Die Wahrheit: Das Finnland des Nordens
Sommerfrische an Seenlandschaft. Da wächst die Erkenntnis: Dieses Mecklenburg-Vorpommern ist gar nicht das Land, für das es gehalten wird.
P etäa, gimmaan Lüübtsäa!“, bricht der Stiernacken die Stille in der Mecklenburger Raucherkneipe, damit ihm Wirt Peter ein Lübzer Pils reicht. Draußen gründelt einer der hunderttausend Seen Mecklenburgs, drinnen gründeln Ureinwohner wortkarg in sich hinein. Die ganze Szenerie war mir gleich sehr finnisch vorgekommen, der Zungenschlag mit den fremdartigen Doppellauten bringt Gewissheit: Mecklenburg ist das eigentliche, ach was: das bessere Finnland.
Seit Jahren wird versucht, mir das Land der tausend Seen als Austragungsort der Sommerfrische schmackhaft zu machen, doch ich wehre mich. Es kann trotz Wandelklimas so nah am Polarkreis keine Sommer geben, die diesen Namen verdienen.
Trotzdem wird die Suomi-Lobby nicht müde, die bloß halbjährig beleuchtete Fichtenschonung am Ostrand der Ostsee zu rühmen, die sogar der Russe fluchtartig verließ. Herrlich maulfaul seien die Finnländer, zutraulich die Mücken und voller Finesse die finnische Gastfreundschaft. Kaum angekommen, werde der Gast an den Bottnischen Meerbusen gepresst und liebevoll mit Birkenreisern in die Sauna gepeitscht. Auch die Kultur sei von herausragender Randständigkeit, behaupten die Finnophilen und verweisen auf die Vollschrate Kaurismäki und Numminen.
Dabei ist all dies – Seen, Mücken, Vollschrate – erheblich günstiger zu haben, fährt man ins firnisdünn zivilisierte Mecklenburg-Vorpommern. Aber ins Zonen-Outback trauen sich die Finlover nicht, dabei liegt auch dieser Landstrich kuhfladenflach hingeschissen an der Ostsee, ist bebirkt und befichtet wie nichts Gutes, darüber hinaus mit Wasserlöchern vollgetümpelt, dass man kaum trockenen Fußes von Wismar bis Güstrow kommt. Als landestypische Spezialitäten gelten Seenplatte sowie die weitaus größere Schlachtplatte im Landgasthof daneben.

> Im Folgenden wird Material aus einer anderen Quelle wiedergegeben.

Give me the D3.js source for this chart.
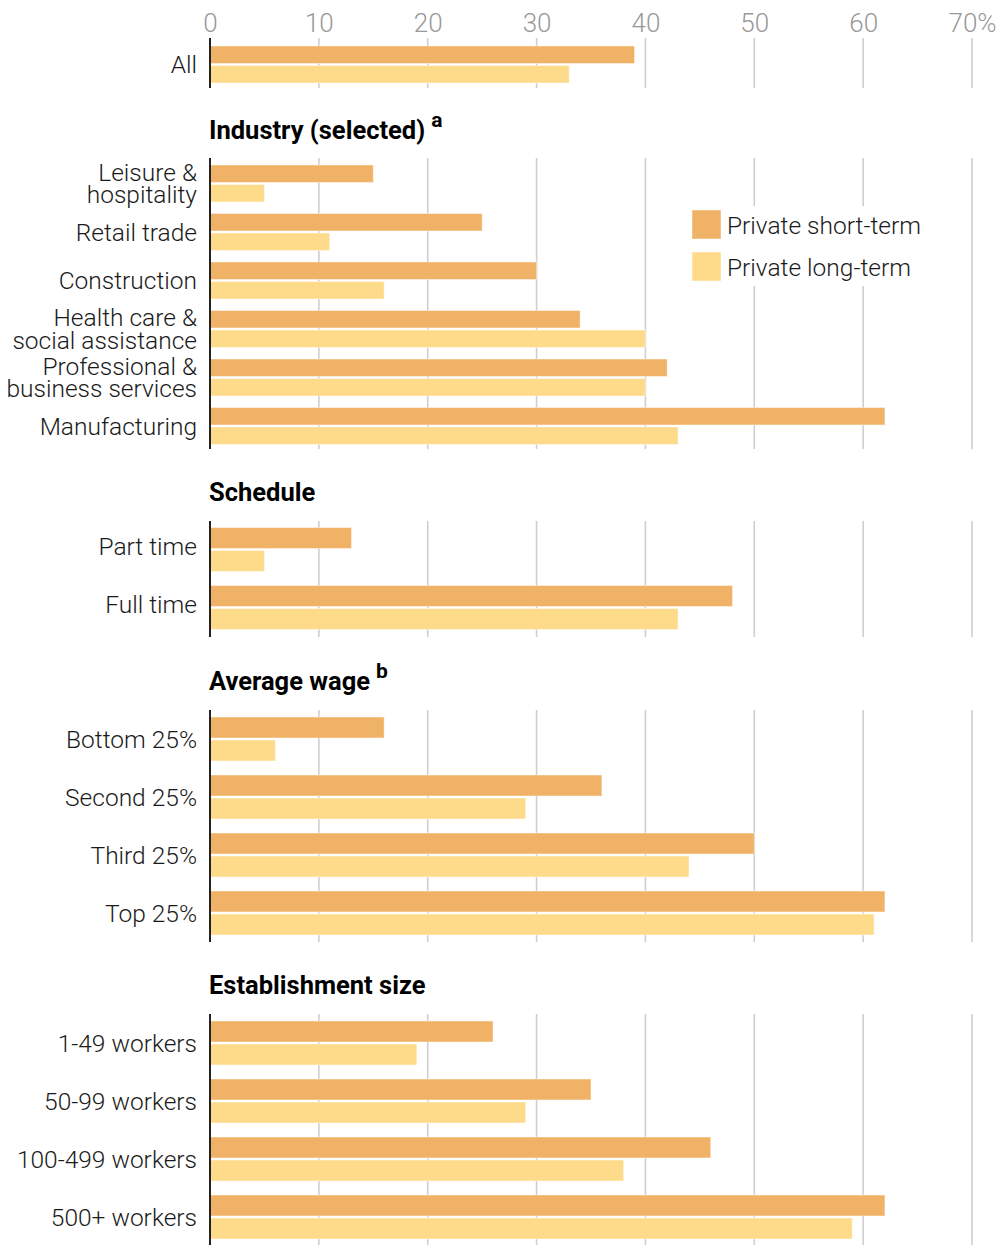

Kultur ist auch vorhanden. Was dem Finnen sein Tango, ist dem Mecklenburger sein Pogo. Zum Kehlgesang des Rostocker Fischerchors Feine Sahne Fischfilet stolpert er seine Balzrituale einsam über versumpfte Bodden, denn die letzte Frau hat Emm-Vau schon kurz nach der Wende zur Eiszeit verlassen. Seither pflanzt sich der Mecklenburger dem Schlauchpilz gleich durch Knospung fort, und das soll ihm der Finne erst mal nachmachen.
Auch die Mücken sind den finnischen an Blutdurst überlegen. Nicht selten erreichen sie die Größe des mecklenburgischen Wappentiers, das einen betrunkenen Mastochsen, womöglich aber auch den Herrn neben mir darstellt.
„Petäa, mächmäa Muusik!“, fordert der Stiernacken den Wirt auf. Der legt prompt die Böhsen Onkelz auf. Denn statt heimischer Fischfilet-Hits werden in allen Raucherkneipen des Landes allein Westimporte der Gröl-Hessen abgespielt, das hat ein Experte leider herausfinden müssen. Die Vergrämungsmaßnahme wirkt, der Experte setzt sich ans Seeufer. Dort herrscht dann wieder eitel Finnland.